I’m surprised that permits are not already automatic… Soon most installers will just be the homeowner. These systems should be plug and play, even to the point where new electrical main panels just have a port that homeowners can plug their systems into, for both battery systems and solar systems. In Phoenix there’s a same day permitting system for almost all projects, then a call for inspection system where you call before 5p and the inspector is there the next day. The rest of the country must do better. Also anything that is better than ancient codes should be approved… We don’t need receptacles every 12 feet anymore. Homes should ban hot water loops, just a cold supply to location based tankless hot water heaters, no hot water at laundry, all refrigeration systems should be mini splits with new flexible PEX refrigerant lines, capture condensate for landscaping or pool filling, and no hardwired fire detection and annunciation systems… That one gets me the most… With a big house or a hotel or office building, one break in the wire from fire or explosion and you no longer have a system that works (ie WTC NYC attacks and MGM Las Vegas and other examples). Finally no more fire sprinkler systems tied to domestic…. Needs to be bladder tanks stored between joists or studs. They pop, they evacuate, refill with a hose connector. We can do better. Save money, speed projects.

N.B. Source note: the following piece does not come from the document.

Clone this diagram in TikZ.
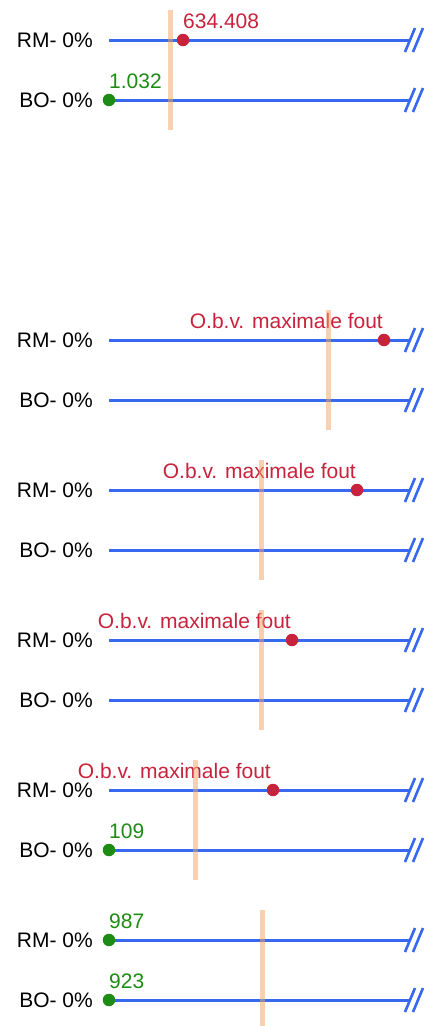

With solar and batteries we should have the goal of $0 energy bills for all Americans by 2030… Use low interest debt to pay for the projects and put it on property insurance for 100 years at nearly 0pct interest, upgrade systems every 10-20 years and include battery storage. Frees up disposable income to spend everywhere else in the economy, and when people need welfare or government assistance, they need less of it from taxpayers. Living in more comfort with less worries and less hours of work means stronger and happier individuals and families.
Lots of great ideas. Now just need to convince the Luddites. lol
Why did we let the PUC allow the Edison co charge us for installing and generating solar E. It needs to be a goal to encourage solar by making it cost effective. I Gen. Electricty but have to sell it at below market and Edison can sell it at way above market…not a fair deal!
What if my electricity company don’t allow me go solar.
If your utility does not allow grid-tied installations, like what Hawaii had a few years ago, just install an off-grid system, on your own, powering the 120-volt circuits of your home and let the utility continue to power the 240-volt appliances. Just do not get a “grid tied inverter” but batteries and pure sine wave off-grid inverters instead.